Combating the pest is tricky. Mosquitos typically congregate around water sources, which makes tackling their natural habitat with pesticide out of the question.

A group of Israeli student biologists from Ben-Gurion University of the Negev say they have found a pesticide-free answer to the mosquito problem. The group, known as FLYGem, developed a solution they call “The Mosquito Trojan,” which functions by having the male mosquitos transfer a specific bacterium to the females, which then kills mosquito larvae.

FLYGem worked from the foundation of previous research that showed there are bacteria in the mosquito’s gut called BTI that when activated, release a particular poison that is lethal to larvae. FlyGEM then worked to manipulate the male mosquito’s gut microbiome to activate BTI and then sent the tiny insects off to mate with females. The females then passed the bacteria to the eggs, which means the majority of the larvae died right after birth. Since the poison comes from the mosquito’s own body, it is lethal only to other mosquitos and has no effects on humans or on the environment.

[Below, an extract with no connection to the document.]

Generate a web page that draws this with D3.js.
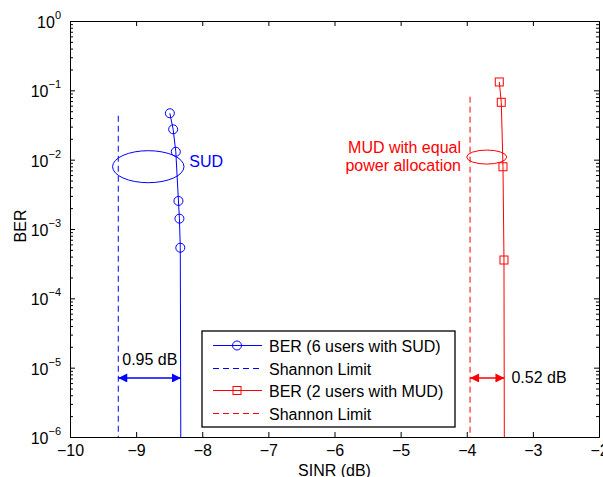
<!DOCTYPE html>
<html>
<head>
<meta charset="utf-8">
<script src="https://cdn.jsdelivr.net/npm/d3@7"></script>
<style>
  body { margin: 0; background: #fff; }
  text { font-family: "Liberation Sans", Arial, Helvetica, sans-serif; }
</style>
</head>
<body>
<div id="chart"></div>
<script>
// SUD curve (6 users)
var sudSinr = [-8.49, -8.44, -8.40, -8.36, -8.345, -8.332, -8.322];
var sudBer = [0.0467, 0.0274, 0.0130, 0.00254, 0.00141, 0.000537, 1e-7];
var sudMarked = 6; // points with markers
// MUD curve (2 users)
var mudSinr = [-3.508, -3.478, -3.452, -3.437, -3.430];
var mudBer = [0.132, 0.0672, 0.0079, 0.000357, 1e-7];
var mudMarked = 4;
// Shannon limits
var shannonSud = -9.27;
var shannonMud = -3.95;
var shannonSudTop = 0.043;
var shannonMudTop = 0.081;

var xTicks = [-10, -9, -8, -7, -6, -5, -4, -3, -2];
var yDecades = [0, -1, -2, -3, -4, -5, -6];

var legendLabels = ["BER (6 users with SUD)", "Shannon Limit", "BER (2 users with MUD)", "Shannon Limit"];

const w = 603;
const h = 477;
const pLeft = 70, pRight = 599, pTop = 21, pBottom = 437;
const fs = 16;

const svg = d3.select("#chart").append("svg")
    .attr("width", w)
    .attr("height", h);

const xScale = d3.scaleLinear().domain([-10, -2]).range([pLeft, pRight]);
const yScale = d3.scaleLog().domain([1e-6, 1]).range([pBottom, pTop]);

const blue = "#0000ff";
const red = "#ff0000";

svg.append("defs").append("clipPath").attr("id", "clip")
    .append("rect")
    .attr("x", pLeft).attr("y", pTop)
    .attr("width", pRight - pLeft).attr("height", pBottom - pTop);

// minor + major tick values for log axis
var yAll = [];
for (var k = -6; k < 0; k++) {
    for (var m = 1; m < 10; m++) yAll.push(m * Math.pow(10, k));
}
yAll.push(1);
var isMajor = (v) => Math.abs(Math.log10(v) - Math.round(Math.log10(v))) < 1e-9;

// Axes
svg.append("g")
    .attr("transform", "translate(0," + pBottom + ")")
    .call(d3.axisBottom(xScale).tickValues(xTicks).tickSize(-5).tickPadding(8).tickFormat(d => d === 0 ? "0" : "\u2212" + Math.abs(d)))
    .call(g => g.selectAll("text").attr("font-size", fs).attr("fill", "#000").attr("font-family", "Liberation Sans, Arial"));

svg.append("g")
    .attr("transform", "translate(0," + pTop + ")")
    .call(d3.axisTop(xScale).tickValues(xTicks).tickSize(-5).tickFormat(""));

svg.append("g")
    .attr("transform", "translate(" + pLeft + ",0)")
    .call(d3.axisLeft(yScale).tickValues(yAll).tickSize(0).tickFormat(""))
    .call(g => g.selectAll(".tick line").attr("x2", d => isMajor(d) ? 5 : 3));

svg.append("g")
    .attr("transform", "translate(" + pRight + ",0)")
    .call(d3.axisRight(yScale).tickValues(yAll).tickSize(0).tickFormat(""))
    .call(g => g.selectAll(".tick line").attr("x2", d => isMajor(d) ? -5 : -3));

svg.selectAll(".domain").attr("stroke", "#000");
svg.selectAll(".tick line").attr("stroke", "#000");

// y tick labels 10^k
var yl = svg.append("g").selectAll("text")
    .data(yDecades)
    .enter()
    .append("text")
    .attr("x", pLeft - 9)
    .attr("y", d => yScale(Math.pow(10, d)) + 7)
    .attr("text-anchor", "end")
    .attr("font-size", fs);
yl.append("tspan").text("10");
yl.append("tspan").attr("dy", -9).attr("font-size", 11).text(d => d === 0 ? "0" : "\u2212" + Math.abs(d));

// axis titles
svg.append("text")
    .attr("x", (pLeft + pRight) / 2)
    .attr("y", 476)
    .attr("text-anchor", "middle")
    .attr("font-size", fs)
    .text("SINR (dB)");

svg.append("text")
    .attr("transform", "translate(26," + ((pTop + pBottom) / 2 - 3) + ") rotate(-90)")
    .attr("text-anchor", "middle")
    .attr("font-size", fs)
    .text("BER");

const plot = svg.append("g").attr("clip-path", "url(#clip)");

const line = d3.line().x(d => xScale(d[0])).y(d => yScale(d[1]));

var sud = sudSinr.map((x, i) => [x, sudBer[i]]);
var mud = mudSinr.map((x, i) => [x, mudBer[i]]);

// Shannon limits
plot.append("line")
    .attr("x1", xScale(shannonSud)).attr("x2", xScale(shannonSud))
    .attr("y1", yScale(shannonSudTop)).attr("y2", yScale(1e-7))
    .attr("stroke", blue).attr("stroke-width", 1).attr("stroke-dasharray", "6,4");
plot.append("line")
    .attr("x1", xScale(shannonMud)).attr("x2", xScale(shannonMud))
    .attr("y1", yScale(shannonMudTop)).attr("y2", yScale(1e-7))
    .attr("stroke", red).attr("stroke-width", 1).attr("stroke-dasharray", "6,4");

// BER curves
plot.append("path").datum(sud).attr("d", line)
    .attr("fill", "none").attr("stroke", blue).attr("stroke-width", 1);
plot.append("path").datum(mud).attr("d", line)
    .attr("fill", "none").attr("stroke", red).attr("stroke-width", 1);

plot.selectAll(".sudpt")
    .data(sud.slice(0, sudMarked))
    .enter()
    .append("circle")
    .attr("class", "sudpt")
    .attr("cx", d => xScale(d[0]))
    .attr("cy", d => yScale(d[1]))
    .attr("r", 4.5)
    .attr("fill", "none").attr("stroke", blue);

plot.selectAll(".mudpt")
    .data(mud.slice(0, mudMarked))
    .enter()
    .append("rect")
    .attr("class", "mudpt")
    .attr("x", d => xScale(d[0]) - 4)
    .attr("y", d => yScale(d[1]) - 4)
    .attr("width", 8).attr("height", 8)
    .attr("fill", "none").attr("stroke", red);

// Annotations: ellipses
svg.append("ellipse")
    .attr("cx", xScale(-8.816)).attr("cy", yScale(0.00792))
    .attr("rx", 35.7).attr("ry", 16)
    .attr("fill", "none").attr("stroke", blue);
svg.append("text")
    .attr("x", xScale(-8.816) + 41).attr("y", yScale(0.00792) + 0.5)
    .attr("fill", blue).attr("font-size", fs)
    .text("SUD");

svg.append("ellipse")
    .attr("cx", xScale(-3.698)).attr("cy", yScale(0.0109))
    .attr("rx", 20).attr("ry", 7)
    .attr("fill", "none").attr("stroke", red);
var mt = svg.append("text")
    .attr("text-anchor", "end")
    .attr("fill", red).attr("font-size", fs);
mt.append("tspan").attr("x", 461).attr("y", 153).text("MUD with equal");
mt.append("tspan").attr("x", 461).attr("y", 171).text("power allocation");

// Gap arrows
var defs = svg.select("defs");
[["ab", blue], ["ar", red]].forEach(([id, c]) => {
    defs.append("marker")
        .attr("id", id)
        .attr("viewBox", "0 0 10 10")
        .attr("refX", 10).attr("refY", 5)
        .attr("markerWidth", 11).attr("markerHeight", 9)
        .attr("markerUnits", "userSpaceOnUse")
        .attr("orient", "auto-start-reverse")
        .append("path").attr("d", "M0,0L10,5L0,10Z").attr("fill", c);
});

var arrowY = 7.1e-6;
svg.append("line")
    .attr("x1", xScale(shannonSud)).attr("x2", xScale(-8.322))
    .attr("y1", yScale(arrowY)).attr("y2", yScale(arrowY))
    .attr("stroke", blue).attr("stroke-width", 1.5)
    .attr("marker-start", "url(#ab)").attr("marker-end", "url(#ab)");
svg.append("text")
    .attr("x", xScale(shannonSud) + 4).attr("y", yScale(arrowY) - 13)
    .attr("font-size", fs).text("0.95 dB");

svg.append("line")
    .attr("x1", xScale(shannonMud)).attr("x2", xScale(-3.430))
    .attr("y1", yScale(arrowY)).attr("y2", yScale(arrowY))
    .attr("stroke", red).attr("stroke-width", 1.5)
    .attr("marker-start", "url(#ar)").attr("marker-end", "url(#ar)");
svg.append("text")
    .attr("x", xScale(-3.430) + 7).attr("y", yScale(arrowY) + 5)
    .attr("font-size", fs).text("0.52 dB");

// Legend
const lg = svg.append("g").attr("transform", "translate(202,331)");
lg.append("rect")
    .attr("width", 253).attr("height", 96)
    .attr("fill", "#fff").attr("stroke", "#000").attr("stroke-width", 1.3);
var legendStyles = [
    { c: blue, dash: null, mk: "circle" },
    { c: blue, dash: "6,4", mk: null },
    { c: red, dash: null, mk: "square" },
    { c: red, dash: "6,4", mk: null }
];
legendLabels.forEach((t, i) => {
    var y = Math.round(14 + i * 22.5) + 0.5;
    var s = legendStyles[i];
    lg.append("line")
        .attr("x1", 11).attr("x2", 60).attr("y1", y).attr("y2", y)
        .attr("stroke", s.c).attr("stroke-dasharray", s.dash);
    if (s.mk === "circle") {
        lg.append("circle").attr("cx", 35).attr("cy", y).attr("r", 4.5)
            .attr("fill", "none").attr("stroke", s.c);
    } else if (s.mk === "square") {
        lg.append("rect").attr("x", 31).attr("y", y - 4).attr("width", 8).attr("height", 8)
            .attr("fill", "none").attr("stroke", s.c);
    }
    lg.append("text").attr("x", 67).attr("y", y + 6)
        .attr("font-size", fs).text(t);
});
</script>
</body>
</html>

FLYGem team leader Mey Tal Banar told Israel21c that “The Mosquito Trojan” is “a targeted, innovative method that could replace the current methods of global mosquito control.”

Prof. Lital Alfonta, who advises the FLYGem group, said the solution may “become humanity’s next biological pest control method.”

“For now, we have focused on a single type of mosquito…but we have the ability to target other disease-carrying mosquitoes,” Israel21c quoted her as saying.